Case Studies
Case Study: How a Training Team Replaced Slide Decks With Interactive Courses
June 13, 2026

The starting point
A mid-sized company's learning and development team delivered compliance and onboarding training as long slide decks and PDFs. Completion was technically tracked but engagement was near zero — employees clicked through to the end without absorbing much, and the team had no real visibility into what was landing.
The problem with decks
Slide decks are passive by nature. Employees scrolled to the last slide to mark the training complete. The information was there, but the format invited skimming, not learning, and the team couldn't tell the difference between "finished" and "understood."
The change
The team rebuilt their core training as interactive courses. The same content, but broken into focused modules with knowledge checks, scenario-based questions, and confirmation steps where employees had to actively acknowledge key policies rather than scroll past them.
What changed in practice
Two things shifted.
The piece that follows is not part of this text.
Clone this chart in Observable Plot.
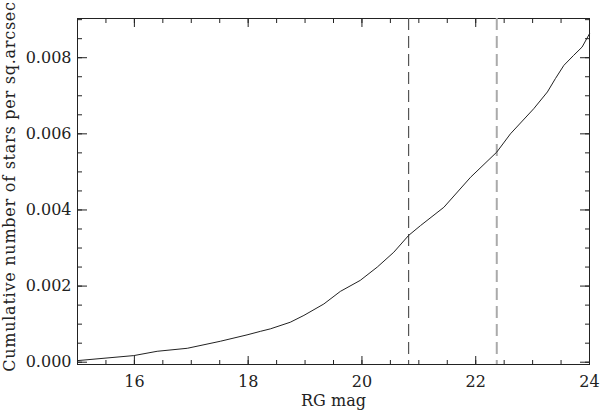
<!DOCTYPE html>
<html>
<head>
<meta charset="utf-8">
<script src="https://cdn.jsdelivr.net/npm/d3@7"></script>
<script src="https://cdn.jsdelivr.net/npm/@observablehq/plot@0.6"></script>
<style>
  html, body { margin: 0; padding: 0; background: #fff; }
</style>
</head>
<body>
<div id="chart"></div>
<script>
// RG magnitude (x) and cumulative number of stars per sq.arcsec (y)
const magnitudes = [15.00, 15.99, 16.40, 16.93, 17.51, 17.98, 18.22, 18.39, 18.74, 18.98, 19.33, 19.62, 19.97, 20.27, 20.56, 20.82, 21.03, 21.44, 21.91, 22.37, 22.61, 23.02, 23.26, 23.40, 23.55, 23.72, 23.87, 24.00];
const cumulative = [0.000042, 0.000174, 0.000287, 0.000366, 0.000550, 0.000718, 0.000813, 0.000876, 0.00105, 0.00123, 0.00153, 0.00186, 0.00215, 0.00250, 0.00289, 0.00333, 0.00359, 0.00407, 0.00486, 0.00552, 0.00600, 0.00666, 0.00710, 0.00745, 0.00780, 0.00806, 0.00828, 0.00863];
// dashed vertical limits
const limitDark = [20.82];
const limitLight = [22.37];
// tick labels
const xTicks = [16, 18, 20, 22, 24];
const xMinor = [15, 15.5, 16, 16.5, 17, 17.5, 18, 18.5, 19, 19.5, 20, 20.5, 21, 21.5, 22, 22.5, 23, 23.5, 24];
const yTicks = [0, 0.002, 0.004, 0.006, 0.008];
const yMinor = [0, 0.0005, 0.001, 0.0015, 0.002, 0.0025, 0.003, 0.0035, 0.004, 0.0045, 0.005, 0.0055, 0.006, 0.0065, 0.007, 0.0075, 0.008, 0.0085, 0.009];
const xLabel = "RG mag";
const yLabel = "Cumulative number of stars per sq.arcsec";

const data = magnitudes.map((m, i) => ({mag: m, n: cumulative[i]}));
const ink = "#222";
const blank = () => "";

const chart = Plot.plot({
  width: 600,
  height: 415,
  marginLeft: 77,
  marginRight: 11,
  marginTop: 18,
  marginBottom: 51,
  style: {fontFamily: "'DejaVu Serif', serif", fontSize: "16px", color: ink, background: "#fff"},
  x: {domain: [15, 24]},
  y: {domain: [-0.00006, 0.00903]},
  marks: [
    Plot.frame({stroke: ink}),
    // inward minor/major ticks on all four sides
    Plot.axisX(xMinor, {anchor: "bottom", tickSize: -4, tickFormat: blank, label: null, stroke: ink}),
    Plot.axisX(xTicks, {anchor: "bottom", tickSize: -8, tickFormat: blank, label: null, stroke: ink}),
    Plot.axisX(xMinor, {anchor: "top", tickSize: -4, tickFormat: blank, label: null, stroke: ink}),
    Plot.axisX(xTicks, {anchor: "top", tickSize: -8, tickFormat: blank, label: null, stroke: ink}),
    Plot.axisY(yMinor, {anchor: "left", tickSize: -5, tickFormat: blank, label: null, stroke: ink}),
    Plot.axisY(yTicks, {anchor: "left", tickSize: -10, tickFormat: blank, label: null, stroke: ink}),
    Plot.axisY(yMinor, {anchor: "right", tickSize: -5, tickFormat: blank, label: null, stroke: ink}),
    Plot.axisY(yTicks, {anchor: "right", tickSize: -10, tickFormat: blank, label: null, stroke: ink}),
    // tick labels and axis titles
    Plot.axisX(xTicks, {anchor: "bottom", tickSize: 0, tickPadding: 11, tickFormat: d => String(d), label: xLabel, labelAnchor: "center", labelOffset: 41, labelArrow: "none", fill: ink}),
    Plot.axisY(yTicks, {anchor: "left", tickSize: 0, tickPadding: 6, tickFormat: d3.format(".3f"), label: null, fill: ink}),
    Plot.text([yLabel], {frameAnchor: "left", textAnchor: "middle", text: d => d, rotate: -90, dx: -68, dy: -5, fill: ink, fontSize: 16}),
    // dashed limits
    Plot.ruleX(limitDark, {stroke: "#555", strokeWidth: 1.2, strokeDasharray: "12,6"}),
    Plot.ruleX(limitLight, {stroke: "#aaa", strokeWidth: 2, strokeDasharray: "12,6"}),
    // curve
    Plot.line(data, {x: "mag", y: "n", stroke: ink, strokeWidth: 1})
  ]
});
d3.select(chart).selectAll("text").filter(function () { return this.textContent === yLabel; }).attr("letter-spacing", "0.75px");
document.getElementById("chart").appendChild(chart);
</script>
</body>
</html>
First, employees actually engaged — the interactive elements required participation, so passive click-through stopped working. Second, the team gained insight: the knowledge checks showed exactly which concepts were misunderstood, letting them improve the weak spots.
Delivery without friction
Because the courses exported to SCORM, they dropped straight into the company's existing learning management system. No new platform for employees to learn, no IT project — just better content in the system they already used.
The takeaway
The lesson generalises beyond corporate training: the same information, delivered interactively instead of passively, produces real engagement and real insight. The format was the problem, not the content. Rebuilding it as interactive courses fixed both.